Eigenvector Delocalization for Non-Hermitian Random Matrices and Applications

TL;DR

This paper proves that eigenvectors of certain non-Hermitian random matrices are delocalized, meaning their mass is evenly spread out, with results matching simulations and applicable to complex and real entries.

Contribution

It establishes optimal delocalization bounds for eigenvectors of independent-entry random matrices, extending previous results and including new bounds for normal vectors to random hyperplanes.

Findings

Eigenvectors are delocalized with high probability.

Bounds match numerical simulations, indicating optimality.

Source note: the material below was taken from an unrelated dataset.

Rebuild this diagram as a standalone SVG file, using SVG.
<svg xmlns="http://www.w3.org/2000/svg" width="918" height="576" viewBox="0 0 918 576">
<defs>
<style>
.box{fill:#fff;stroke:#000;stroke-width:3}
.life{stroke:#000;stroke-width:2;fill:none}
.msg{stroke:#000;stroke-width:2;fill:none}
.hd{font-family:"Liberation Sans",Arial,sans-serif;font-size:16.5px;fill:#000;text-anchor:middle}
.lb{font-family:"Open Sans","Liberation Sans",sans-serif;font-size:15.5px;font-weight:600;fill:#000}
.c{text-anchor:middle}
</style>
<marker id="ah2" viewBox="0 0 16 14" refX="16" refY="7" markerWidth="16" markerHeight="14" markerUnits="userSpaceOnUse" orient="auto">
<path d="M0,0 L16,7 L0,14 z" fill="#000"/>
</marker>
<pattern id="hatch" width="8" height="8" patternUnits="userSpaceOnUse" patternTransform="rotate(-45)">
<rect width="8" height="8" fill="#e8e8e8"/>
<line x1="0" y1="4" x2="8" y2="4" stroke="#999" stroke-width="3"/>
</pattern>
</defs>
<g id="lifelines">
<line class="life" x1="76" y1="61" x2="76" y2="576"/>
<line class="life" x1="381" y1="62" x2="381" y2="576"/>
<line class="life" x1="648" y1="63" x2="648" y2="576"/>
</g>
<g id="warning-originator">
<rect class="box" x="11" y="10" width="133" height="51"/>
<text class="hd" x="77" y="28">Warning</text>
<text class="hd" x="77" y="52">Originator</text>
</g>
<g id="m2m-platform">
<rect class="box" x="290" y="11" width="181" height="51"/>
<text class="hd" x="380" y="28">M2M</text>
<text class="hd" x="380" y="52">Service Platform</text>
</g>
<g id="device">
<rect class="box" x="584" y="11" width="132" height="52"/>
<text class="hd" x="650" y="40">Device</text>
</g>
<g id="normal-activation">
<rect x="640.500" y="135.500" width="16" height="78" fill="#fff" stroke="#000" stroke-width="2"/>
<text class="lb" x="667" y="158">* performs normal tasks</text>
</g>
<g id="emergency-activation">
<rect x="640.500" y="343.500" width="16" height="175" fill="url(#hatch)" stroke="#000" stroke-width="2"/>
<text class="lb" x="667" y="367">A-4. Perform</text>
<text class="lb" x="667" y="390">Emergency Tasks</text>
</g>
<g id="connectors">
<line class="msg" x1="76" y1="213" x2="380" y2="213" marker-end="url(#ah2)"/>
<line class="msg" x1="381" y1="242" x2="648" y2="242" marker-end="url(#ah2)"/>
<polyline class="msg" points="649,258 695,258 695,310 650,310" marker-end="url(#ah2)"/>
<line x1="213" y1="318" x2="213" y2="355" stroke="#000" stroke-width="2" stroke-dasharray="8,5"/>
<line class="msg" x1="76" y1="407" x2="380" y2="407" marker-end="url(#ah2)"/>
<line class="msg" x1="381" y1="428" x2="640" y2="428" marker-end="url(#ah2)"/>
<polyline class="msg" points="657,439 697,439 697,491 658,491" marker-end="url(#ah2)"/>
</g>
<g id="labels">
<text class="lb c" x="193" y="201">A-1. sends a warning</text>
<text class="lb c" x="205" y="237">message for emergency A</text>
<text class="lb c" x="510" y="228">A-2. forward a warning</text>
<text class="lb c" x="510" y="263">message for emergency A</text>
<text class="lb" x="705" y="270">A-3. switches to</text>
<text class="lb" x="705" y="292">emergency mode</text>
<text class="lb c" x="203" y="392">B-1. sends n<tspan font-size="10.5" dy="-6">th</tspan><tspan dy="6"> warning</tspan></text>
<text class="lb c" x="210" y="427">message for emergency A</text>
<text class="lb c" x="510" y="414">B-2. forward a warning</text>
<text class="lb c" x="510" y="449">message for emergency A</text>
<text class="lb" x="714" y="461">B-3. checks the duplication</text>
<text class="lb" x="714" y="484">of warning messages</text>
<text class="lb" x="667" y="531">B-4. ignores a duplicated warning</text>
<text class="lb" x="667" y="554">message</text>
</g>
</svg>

Results apply to both complex and real matrices.

Abstract

Improving upon results of Rudelson and Vershynin, we establish delocalization bounds for eigenvectors of independent-entry random matrices. In particular, we show that with high probability every eigenvector is delocalized, meaning any subset of its coordinates carries an appropriate proportion of its mass. Our results hold for random matrices with genuinely complex as well as real entries. In both cases, our bounds match numerical simulations, up to lower order terms, indicating the optimality of our results. As an application of our methods, we also establish delocalization bounds for normal vectors to random hyperplanes. The proofs of our main results rely on a least singular value bound for genuinely complex rectangular random matrices, which generalizes a previous bound due to the first author, and may be of independent interest.